Open those doors

December 19, 2003

THE STATEMENT of legislative policy prefacing the state open meetings laws says, "It is essential to the maintenance of a democratic society that ... public business be performed in an open and public manner, and citizens be allowed to observe."

That's such a fundamental concept that it should hardly be worth restating. Unfortunately, in Maryland these days, it very much is - because of a devastating decision last August by Howard County Circuit Judge James B. Dudley.

Ruling on a lawsuit alleging the Howard school board violated open meetings laws by discussing public matters in private meetings, Judge Dudley said an Ellicott City resident couldn't file the lawsuit because he hadn't suffered personal damages. Citing the laws' wording, the judge said citizens must show they have been "affected adversely" to bring such lawsuits.

This alarming decision - which still stands, pending appeal - decimates a basic right of all Marylanders: to take public bodies to court if they operate in secret. Howard state Del. Elizabeth Bobo agrees. She recently prefiled a bill worth wide support in the coming General Assembly session; Montgomery County Sen. Brian E. Frosh plans to file a parallel Senate bill. Both would replace the reference to a person "affected adversely" with "any person," thereby removing the cause for Judge Dudley's ruling.
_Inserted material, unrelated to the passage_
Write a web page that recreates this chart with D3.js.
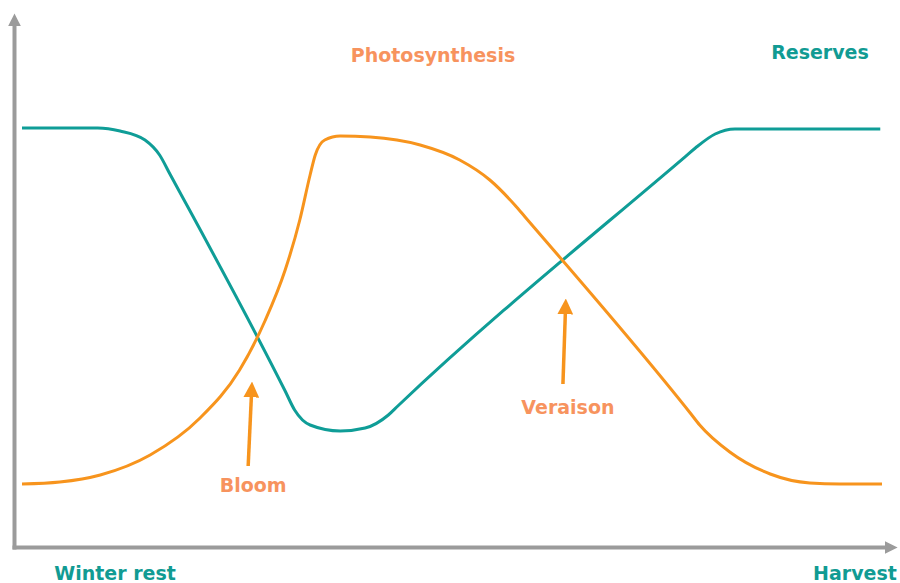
<!DOCTYPE html>
<html><head><meta charset="utf-8">
<script src="https://cdn.jsdelivr.net/npm/d3@7"></script>
<style>
html,body{margin:0;padding:0;background:#fff;}
text{font-family:"DejaVu Sans",Verdana,sans-serif;font-weight:bold;}
</style></head>
<body><svg id="c" width="900" height="583"></svg>
<script>
// Time axis in arbitrary units 0..100 (Winter rest -> Harvest), level 0..100
const reservesX = [0, 8.8, 11.4, 14.3, 16.0, 17.2, 30.6, 31.7, 33.5, 37.0, 39.9, 42.6, 43.7, 77.1, 78.3, 80.6, 82.9, 99.8];
const reservesY = [93, 93, 92.25, 90, 86.25, 81.5, 27.25, 22.5, 18.75, 17.25, 18, 21.25, 23.5, 85.8, 88, 91.5, 92.75, 92.75];
const photoX = [0, 4.4, 9.1, 14.9, 20.7, 25.3, 28.3, 30.6, 32.3, 33.5, 34.1, 35.2, 37.0, 40.5, 46.3, 50.9, 54.4, 57.3, 58.5, 77.7, 78.8, 82.3, 87.0, 91.6, 95.1, 100];
const photoY = [4, 4.5, 6.25, 11.25, 20.5, 32.5, 45, 57.5, 70, 81.25, 86.25, 90, 91, 90.75, 88.75, 85, 80, 73.75, 70.75, 21.75, 18.75, 12, 6.5, 4.25, 4, 4];
const eventLabels = ["Bloom", "Veraison"];
const eventX0 = [26.3, 62.9];
const eventX1 = [26.7, 63.2];
const eventY0 = [8.5, 29];
const eventY1 = [29.5, 50.25];
const eventLabelY = [2, 21.5];
const seriesLabels = ["Photosynthesis", "Reserves"];
const axisLabels = ["Winter rest", "Harvest"];

const teal = "#0f9d97", tealText = "#119b93", orange = "#f7941d", orangeText = "#f7935e", gray = "#9b9b9b";

const svg = d3.select("#c");
const x = d3.scaleLinear().domain([0, 100]).range([22, 882]);
const y = d3.scaleLinear().domain([0, 100]).range([500, 100]);

// axes
const defs = svg.append("defs");
defs.append("marker").attr("id","arr").attr("viewBox","0 0 10 10").attr("refX",6).attr("refY",5)
  .attr("markerWidth",3.2).attr("markerHeight",3.2).attr("orient","auto")
  .append("path").attr("d","M0,0L10,5L0,10Z").attr("fill",gray);
defs.append("marker").attr("id","arrO").attr("viewBox","0 0 10 10").attr("refX",4).attr("refY",5)
  .attr("markerWidth",4.5).attr("markerHeight",4.5).attr("orient","auto")
  .append("path").attr("d","M0,0L10,5L0,10Z").attr("fill",orange);

const xAxisScale = d3.scaleLinear().domain([0, 1]).range([12, 892]);
const yAxisScale = d3.scaleLinear().domain([0, 1]).range([549, 18]);
const gx = svg.append("g").attr("transform","translate(0,547)")
  .call(d3.axisBottom(xAxisScale).tickValues([]).tickSizeOuter(0));
gx.select(".domain").attr("stroke",gray).attr("stroke-width",4).attr("marker-end","url(#arr)");
const gy = svg.append("g").attr("transform","translate(14,0)")
  .call(d3.axisLeft(yAxisScale).tickValues([]).tickSizeOuter(0));
gy.select(".domain").attr("stroke",gray).attr("stroke-width",4).attr("marker-end","url(#arr)");

const line = d3.line().x(d => x(d[0])).y(d => y(d[1])).curve(d3.curveMonotoneX);
svg.append("path").datum(reservesX.map((v,i)=>[v,reservesY[i]]))
  .attr("d", line).attr("fill","none").attr("stroke",teal).attr("stroke-width",3);
svg.append("path").datum(photoX.map((v,i)=>[v,photoY[i]]))
  .attr("d", line).attr("fill","none").attr("stroke",orange).attr("stroke-width",3);

// event arrows
eventLabels.forEach((lab,i)=>{
  svg.append("line").attr("x1",x(eventX0[i])).attr("y1",y(eventY0[i]))
    .attr("x2",x(eventX1[i])).attr("y2",y(eventY1[i]) + 9)
    .attr("stroke",orange).attr("stroke-width",3.5).attr("marker-end","url(#arrO)");
  svg.append("text").attr("x",x(eventX0[i]) + 5).attr("y",y(eventLabelY[i]))
    .attr("text-anchor","middle").attr("font-size",19).attr("fill",orangeText).text(lab);
});

svg.append("text").attr("x",433).attr("y",62).attr("text-anchor","middle")
  .attr("font-size",19).attr("fill",orangeText).text(seriesLabels[0]);
svg.append("text").attr("x",820).attr("y",59).attr("text-anchor","middle")
  .attr("font-size",19).attr("fill",tealText).text(seriesLabels[1]);
svg.append("text").attr("x",115).attr("y",580).attr("text-anchor","middle")
  .attr("font-size",19).attr("fill",tealText).text(axisLabels[0]);
svg.append("text").attr("x",855).attr("y",580).attr("text-anchor","middle")
  .attr("font-size",19).attr("fill",tealText).text(axisLabels[1]);
</script></body></html>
This change has the support of the state official who long has been most involved in open meeting battles, Jack Schwartz, the assistant attorney general advising the state open meetings compliance board. Just consider these open meetings violations that came before the compliance board this year: The Baltimore County school renewed its superintendent's contract in private, the Baltimore City Council passed a bill to restructure itself in a closed meeting, and the Salisbury City Council gave the city's clerk a pay raise and greater responsibilities.

Government behind closed doors is anathema to journalists of course, but it poses very real dangers for all citizens that go far beyond the needs of the press.

Even before Judge Dudley's decision, Maryland's open meetings laws weren't perfect: The compliance board has no budget or enforcement power, the laws haven't been updated for such real-time electronic communications as instant messaging and video conferencing, and they provide too many exemptions, including a widely abused one for "executive functions." But if Delegate Bobo's and Senator Frosh's bills aren't passed, the laws will be worth even less and more citizens will be locked out of government deliberations. And that would be intolerable.